なぜなら、経度の計測のためには正確な時刻を知ることが必須だったからです。

日食や月食、木星の衛星の食に至るまで、計算上の天文現象と実際の観測のずれを計測することで位置を特定しようと試みましたが、当時最高の精度を持った時計は振り子時計であり、穏やかな海では成果を上げることのできた計測方法でも、船が揺れてしまうと全く信頼できる計測ができませんでした。

人々が正確な時を知ることが出来るようになったのは18世紀後半、イギリス人の職人ハリソンが当時としては最高の精度を持った時計、「クロノメーター」を製作してからのことでした。
このクロノメーターは航海のために発明された時計で、船の揺れの影響を受けないゼンマイ式、巻いている途中でも時の刻みを止めず、ゼンマイの巻きの強さによっても時間の進みは一定のままという画期的なものでした。
彼が改良を重ねて製作したクロノメーターH-4は、81日間の航海でわずか8秒程度の誤差しかなかったと言われています。


今でも機械式時計の精度測定にはクロノメーター基準というものが設けられており、クオーツや電波時計が当たり前のこの時代においても機械式時計のステイタスというべき基準として引き継がれています。
パイロットのための腕時計として有名なブライトリングは、自社全ての腕時計がクロノメーターであることを誇りとしています。
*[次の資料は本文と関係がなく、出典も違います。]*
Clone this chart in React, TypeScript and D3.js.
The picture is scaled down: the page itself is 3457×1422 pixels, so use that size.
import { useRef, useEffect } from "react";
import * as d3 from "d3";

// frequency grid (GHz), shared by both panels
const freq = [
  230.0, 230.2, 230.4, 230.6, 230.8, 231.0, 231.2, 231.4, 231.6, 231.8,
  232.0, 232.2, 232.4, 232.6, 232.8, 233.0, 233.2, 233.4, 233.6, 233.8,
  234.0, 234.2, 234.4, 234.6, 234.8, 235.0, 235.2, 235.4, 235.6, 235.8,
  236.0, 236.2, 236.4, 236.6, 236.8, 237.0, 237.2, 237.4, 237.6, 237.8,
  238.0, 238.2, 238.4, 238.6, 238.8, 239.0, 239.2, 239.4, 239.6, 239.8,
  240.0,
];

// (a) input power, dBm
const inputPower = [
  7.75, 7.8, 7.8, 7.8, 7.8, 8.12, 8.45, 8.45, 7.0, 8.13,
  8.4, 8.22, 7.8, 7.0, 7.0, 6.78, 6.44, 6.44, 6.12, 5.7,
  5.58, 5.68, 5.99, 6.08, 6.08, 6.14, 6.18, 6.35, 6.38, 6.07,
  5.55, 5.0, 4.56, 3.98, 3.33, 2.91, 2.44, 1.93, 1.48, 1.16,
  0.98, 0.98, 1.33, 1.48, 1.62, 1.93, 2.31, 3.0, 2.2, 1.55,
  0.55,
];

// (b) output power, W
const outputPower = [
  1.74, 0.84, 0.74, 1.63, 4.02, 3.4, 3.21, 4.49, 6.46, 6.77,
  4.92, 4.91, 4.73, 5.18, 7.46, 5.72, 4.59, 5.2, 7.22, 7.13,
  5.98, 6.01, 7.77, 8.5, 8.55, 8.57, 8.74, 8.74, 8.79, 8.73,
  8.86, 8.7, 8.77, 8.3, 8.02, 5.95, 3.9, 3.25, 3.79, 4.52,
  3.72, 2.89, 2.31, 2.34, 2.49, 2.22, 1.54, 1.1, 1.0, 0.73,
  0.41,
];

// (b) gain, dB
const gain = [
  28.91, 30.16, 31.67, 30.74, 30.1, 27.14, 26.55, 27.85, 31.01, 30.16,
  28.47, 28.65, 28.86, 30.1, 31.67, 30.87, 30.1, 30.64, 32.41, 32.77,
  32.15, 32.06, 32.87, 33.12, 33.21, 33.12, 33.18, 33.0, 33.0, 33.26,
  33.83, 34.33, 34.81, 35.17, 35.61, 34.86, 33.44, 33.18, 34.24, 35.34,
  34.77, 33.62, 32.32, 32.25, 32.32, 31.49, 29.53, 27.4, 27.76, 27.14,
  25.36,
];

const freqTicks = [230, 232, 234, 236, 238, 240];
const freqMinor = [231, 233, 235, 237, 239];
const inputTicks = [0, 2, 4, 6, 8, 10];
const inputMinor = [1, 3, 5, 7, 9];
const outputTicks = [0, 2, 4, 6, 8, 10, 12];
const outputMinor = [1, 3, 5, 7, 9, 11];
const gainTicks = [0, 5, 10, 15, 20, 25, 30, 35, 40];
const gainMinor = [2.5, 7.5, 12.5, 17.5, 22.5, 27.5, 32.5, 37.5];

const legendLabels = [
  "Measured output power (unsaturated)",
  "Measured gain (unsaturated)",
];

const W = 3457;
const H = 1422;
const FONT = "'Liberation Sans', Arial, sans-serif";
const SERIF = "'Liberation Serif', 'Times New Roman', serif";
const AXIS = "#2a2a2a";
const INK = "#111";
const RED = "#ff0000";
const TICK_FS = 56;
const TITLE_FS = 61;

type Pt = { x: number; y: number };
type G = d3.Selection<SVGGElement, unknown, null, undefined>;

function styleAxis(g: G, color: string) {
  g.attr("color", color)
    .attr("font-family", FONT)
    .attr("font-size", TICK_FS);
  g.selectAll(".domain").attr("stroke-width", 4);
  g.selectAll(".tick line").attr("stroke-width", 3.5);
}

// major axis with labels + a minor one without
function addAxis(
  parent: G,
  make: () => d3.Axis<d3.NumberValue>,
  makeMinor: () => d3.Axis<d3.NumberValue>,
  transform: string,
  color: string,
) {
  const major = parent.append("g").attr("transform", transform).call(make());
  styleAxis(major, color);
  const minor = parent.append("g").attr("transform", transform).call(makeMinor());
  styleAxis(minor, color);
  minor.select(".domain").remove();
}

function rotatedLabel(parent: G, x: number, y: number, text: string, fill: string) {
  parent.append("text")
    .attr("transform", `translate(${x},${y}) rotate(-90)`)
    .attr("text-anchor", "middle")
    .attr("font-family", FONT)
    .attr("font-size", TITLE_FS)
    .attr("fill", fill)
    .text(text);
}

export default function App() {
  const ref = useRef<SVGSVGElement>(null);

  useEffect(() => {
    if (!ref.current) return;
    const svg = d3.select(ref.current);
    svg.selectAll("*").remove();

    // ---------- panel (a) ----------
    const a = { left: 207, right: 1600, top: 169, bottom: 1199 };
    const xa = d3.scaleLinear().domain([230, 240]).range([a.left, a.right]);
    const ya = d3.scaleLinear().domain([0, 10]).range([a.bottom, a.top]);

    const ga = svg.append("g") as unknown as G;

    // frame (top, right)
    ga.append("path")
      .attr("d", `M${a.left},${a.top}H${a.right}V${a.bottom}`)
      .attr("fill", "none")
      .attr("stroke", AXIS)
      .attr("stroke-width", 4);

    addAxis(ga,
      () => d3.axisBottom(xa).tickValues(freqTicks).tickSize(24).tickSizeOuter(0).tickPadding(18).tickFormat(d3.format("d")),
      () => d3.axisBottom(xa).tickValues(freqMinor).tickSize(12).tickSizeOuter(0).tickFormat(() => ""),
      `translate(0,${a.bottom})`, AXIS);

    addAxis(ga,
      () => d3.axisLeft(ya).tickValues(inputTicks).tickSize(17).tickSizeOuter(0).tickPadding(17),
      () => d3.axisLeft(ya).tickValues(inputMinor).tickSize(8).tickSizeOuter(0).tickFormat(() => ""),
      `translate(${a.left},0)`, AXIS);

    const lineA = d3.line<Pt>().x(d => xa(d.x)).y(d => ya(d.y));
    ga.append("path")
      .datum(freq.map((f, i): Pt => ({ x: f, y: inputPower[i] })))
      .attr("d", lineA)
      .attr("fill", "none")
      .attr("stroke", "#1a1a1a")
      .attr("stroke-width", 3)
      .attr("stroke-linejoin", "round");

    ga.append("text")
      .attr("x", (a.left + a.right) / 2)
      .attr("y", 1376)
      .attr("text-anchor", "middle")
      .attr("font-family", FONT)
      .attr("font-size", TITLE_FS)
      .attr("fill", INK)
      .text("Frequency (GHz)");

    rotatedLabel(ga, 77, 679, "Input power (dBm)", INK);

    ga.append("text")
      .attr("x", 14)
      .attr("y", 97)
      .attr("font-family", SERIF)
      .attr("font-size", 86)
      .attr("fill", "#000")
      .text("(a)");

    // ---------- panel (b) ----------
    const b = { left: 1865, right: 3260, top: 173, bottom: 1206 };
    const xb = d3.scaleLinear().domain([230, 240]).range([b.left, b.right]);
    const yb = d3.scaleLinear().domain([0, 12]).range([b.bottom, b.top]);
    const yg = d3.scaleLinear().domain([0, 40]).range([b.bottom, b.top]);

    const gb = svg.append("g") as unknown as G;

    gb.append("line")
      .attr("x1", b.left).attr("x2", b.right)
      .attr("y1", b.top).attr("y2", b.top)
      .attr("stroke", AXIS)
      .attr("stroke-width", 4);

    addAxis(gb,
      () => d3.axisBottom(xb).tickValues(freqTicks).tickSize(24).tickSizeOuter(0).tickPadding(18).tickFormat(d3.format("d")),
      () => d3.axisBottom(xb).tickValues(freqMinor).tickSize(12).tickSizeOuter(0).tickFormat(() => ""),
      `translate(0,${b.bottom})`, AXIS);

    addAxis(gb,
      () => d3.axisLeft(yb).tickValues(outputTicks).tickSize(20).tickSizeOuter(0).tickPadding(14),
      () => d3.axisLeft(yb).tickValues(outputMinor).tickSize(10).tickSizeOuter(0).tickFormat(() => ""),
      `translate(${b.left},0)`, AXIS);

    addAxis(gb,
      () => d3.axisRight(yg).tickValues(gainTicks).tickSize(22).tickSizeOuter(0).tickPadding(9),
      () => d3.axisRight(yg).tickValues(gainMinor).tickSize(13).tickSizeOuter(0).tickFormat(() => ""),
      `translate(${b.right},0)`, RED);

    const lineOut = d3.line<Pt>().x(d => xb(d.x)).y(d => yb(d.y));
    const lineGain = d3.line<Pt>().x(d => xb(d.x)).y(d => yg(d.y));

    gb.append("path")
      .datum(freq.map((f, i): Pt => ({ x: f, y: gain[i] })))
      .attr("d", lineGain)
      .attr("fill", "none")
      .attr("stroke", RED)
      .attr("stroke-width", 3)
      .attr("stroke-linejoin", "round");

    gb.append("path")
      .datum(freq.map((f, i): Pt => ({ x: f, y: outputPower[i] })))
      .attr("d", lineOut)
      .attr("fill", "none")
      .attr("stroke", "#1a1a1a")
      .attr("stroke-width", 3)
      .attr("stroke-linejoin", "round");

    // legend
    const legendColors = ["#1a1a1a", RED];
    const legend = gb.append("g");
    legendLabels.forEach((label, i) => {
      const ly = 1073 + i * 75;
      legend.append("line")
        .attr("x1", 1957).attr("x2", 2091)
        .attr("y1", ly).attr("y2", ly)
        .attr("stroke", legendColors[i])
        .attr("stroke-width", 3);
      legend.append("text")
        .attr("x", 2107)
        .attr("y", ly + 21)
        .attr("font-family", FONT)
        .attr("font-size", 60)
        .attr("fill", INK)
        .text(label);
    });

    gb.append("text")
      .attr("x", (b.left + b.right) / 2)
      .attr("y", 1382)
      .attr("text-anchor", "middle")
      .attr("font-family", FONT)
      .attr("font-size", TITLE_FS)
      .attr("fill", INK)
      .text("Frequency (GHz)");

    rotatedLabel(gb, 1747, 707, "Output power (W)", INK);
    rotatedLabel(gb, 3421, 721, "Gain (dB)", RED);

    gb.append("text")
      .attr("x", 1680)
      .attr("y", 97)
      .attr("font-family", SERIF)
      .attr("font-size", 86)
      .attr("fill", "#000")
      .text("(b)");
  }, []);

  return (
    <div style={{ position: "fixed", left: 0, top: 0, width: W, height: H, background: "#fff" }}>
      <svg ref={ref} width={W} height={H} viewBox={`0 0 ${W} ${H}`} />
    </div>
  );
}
現在は誰にでも簡単にGPSとナビゲーションの恩恵を受けることが出来ます。
さらに、今までは米軍のGPS衛星を主に利用していたシステムも、日本独自の準天頂衛星みちびきの運用が2018年11月1日から始まったことにより、いままで誤差数メートルと言われたGPSの精度が数センチにまで高まったと言われています。


古来、星を見上げて旅をした人々。
我々も、日々関わっている船舶や航空機が安全に運行できているのは、目には見えなくても宇宙からの情報のおかげです。


これからは空を見上げるのには良い季節です。
冬のダイヤモンドといった1等星のオンパレードやしぶんぎ座流星群、ふたご座流星群などもこれからの時期、楽しみです。

寒く無いように気を付けて、ちょっと空を見てみるのはいかがでしょうか。